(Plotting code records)

___

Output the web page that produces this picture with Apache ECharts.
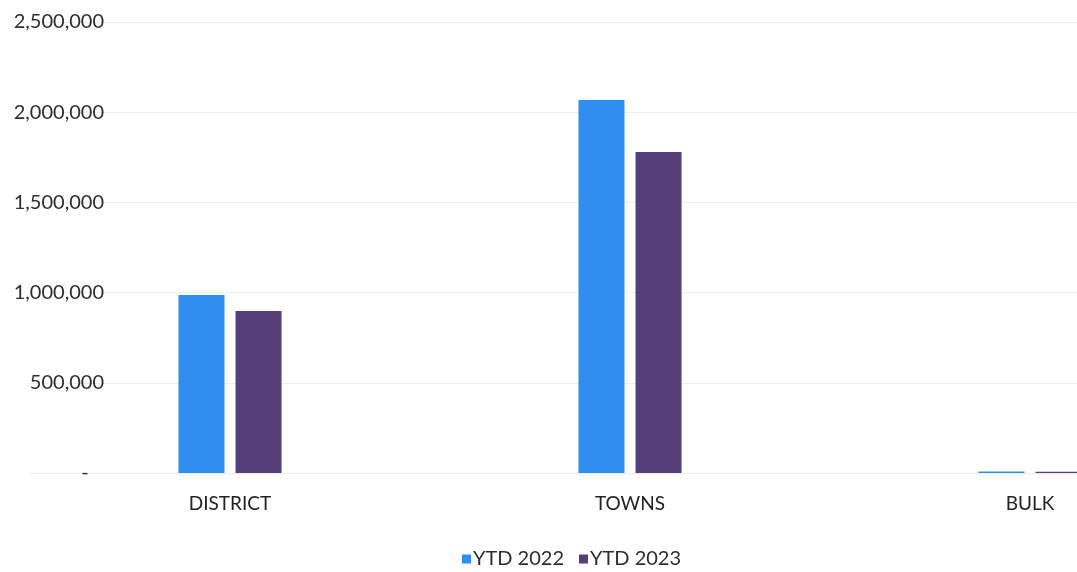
<!DOCTYPE html>
<html>
<head>
<meta charset="utf-8">
<script src="https://cdn.jsdelivr.net/npm/echarts@6/dist/echarts.min.js"></script>
<style>
  html, body { margin: 0; padding: 0; background: #ffffff; overflow: hidden; width: 1077px; height: 572px; }
  /* the drawing is wider than the page, so the right-hand group is cut off */
  #chart { width: 1230px; height: 572px; }
</style>
</head>
<body>
<div id="chart"></div>
<script>
// Year-to-date volumes by customer group
const categories = ['DISTRICT', 'TOWNS', 'BULK'];
const ytd2022 = [987000, 2068000, 8000];
const ytd2023 = [898000, 1779000, 7000];
const seriesNames = ['YTD 2022', 'YTD 2023'];

const chart = echarts.init(document.getElementById('chart'));

// accounting-style ticks: zero shows as a dash set in from the right
const fmt = v => v === 0 ? '-   ' : v.toLocaleString('en-US');

chart.setOption({
  animation: false,
  textStyle: { fontFamily: 'Lato' },
  grid: { left: 30, top: 22, right: 0, bottom: 99, containLabel: false },
  legend: {
    top: 544,
    left: 457,
    itemWidth: 9,
    itemHeight: 9,
    itemGap: 15,
    icon: 'rect',
    textStyle: { fontSize: 20, color: '#2e2e2e', fontFamily: 'Lato', padding: [0, 0, 0, -3] },
    data: seriesNames
  },
  xAxis: {
    type: 'category',
    data: categories,
    axisLine: { show: false },
    axisTick: { show: false },
    axisLabel: { fontSize: 19, color: '#222', margin: 21 }
  },
  yAxis: {
    type: 'value',
    min: 0,
    max: 2500000,
    interval: 500000,
    offset: -78,
    axisLine: { show: false },
    axisTick: { show: false },
    axisLabel: { fontSize: 20, color: '#2e2e2e', margin: 4, formatter: fmt },
    splitLine: { show: true, lineStyle: { color: '#eeeeee', width: 1 } }
  },
  series: [
    {
      name: seriesNames[0],
      type: 'bar',
      data: ytd2022,
      barWidth: 46,
      barGap: '24%',
      itemStyle: { color: '#2f8ff0' }
    },
    {
      name: seriesNames[1],
      type: 'bar',
      data: ytd2023,
      barWidth: 46,
      itemStyle: { color: '#553f78' }
    }
  ]
});
</script>
</body>
</html>
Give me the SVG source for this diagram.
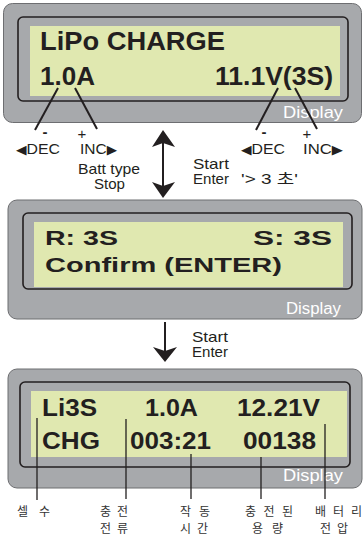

___

Exclude the pictures, and transcribe all of the material exactly.

Output the web page that produces this picture with Apache ECharts.
<!DOCTYPE html>
<html>
<head>
<meta charset="utf-8">
<script src="https://cdn.jsdelivr.net/npm/echarts@6/dist/echarts.min.js"></script>
<style>
  html, body { margin: 0; padding: 0; background: #ffffff; overflow: hidden; width: 1077px; height: 572px; }
  /* the drawing is wider than the page, so the right-hand group is cut off */
  #chart { width: 1230px; height: 572px; }
</style>
</head>
<body>
<div id="chart"></div>
<script>
// Year-to-date volumes by customer group
const categories = ['DISTRICT', 'TOWNS', 'BULK'];
const ytd2022 = [987000, 2068000, 8000];
const ytd2023 = [898000, 1779000, 7000];
const seriesNames = ['YTD 2022', 'YTD 2023'];

const chart = echarts.init(document.getElementById('chart'));

// accounting-style ticks: zero shows as a dash set in from the right
const fmt = v => v === 0 ? '-   ' : v.toLocaleString('en-US');

chart.setOption({
  animation: false,
  textStyle: { fontFamily: 'Lato' },
  grid: { left: 30, top: 22, right: 0, bottom: 99, containLabel: false },
  legend: {
    top: 544,
    left: 457,
    itemWidth: 9,
    itemHeight: 9,
    itemGap: 15,
    icon: 'rect',
    textStyle: { fontSize: 20, color: '#2e2e2e', fontFamily: 'Lato', padding: [0, 0, 0, -3] },
    data: seriesNames
  },
  xAxis: {
    type: 'category',
    data: categories,
    axisLine: { show: false },
    axisTick: { show: false },
    axisLabel: { fontSize: 19, color: '#222', margin: 21 }
  },
  yAxis: {
    type: 'value',
    min: 0,
    max: 2500000,
    interval: 500000,
    offset: -78,
    axisLine: { show: false },
    axisTick: { show: false },
    axisLabel: { fontSize: 20, color: '#2e2e2e', margin: 4, formatter: fmt },
    splitLine: { show: true, lineStyle: { color: '#eeeeee', width: 1 } }
  },
  series: [
    {
      name: seriesNames[0],
      type: 'bar',
      data: ytd2022,
      barWidth: 46,
      barGap: '24%',
      itemStyle: { color: '#2f8ff0' }
    },
    {
      name: seriesNames[1],
      type: 'bar',
      data: ytd2023,
      barWidth: 46,
      itemStyle: { color: '#553f78' }
    }
  ]
});
</script>
</body>
</html>
Give me the SVG source for this diagram.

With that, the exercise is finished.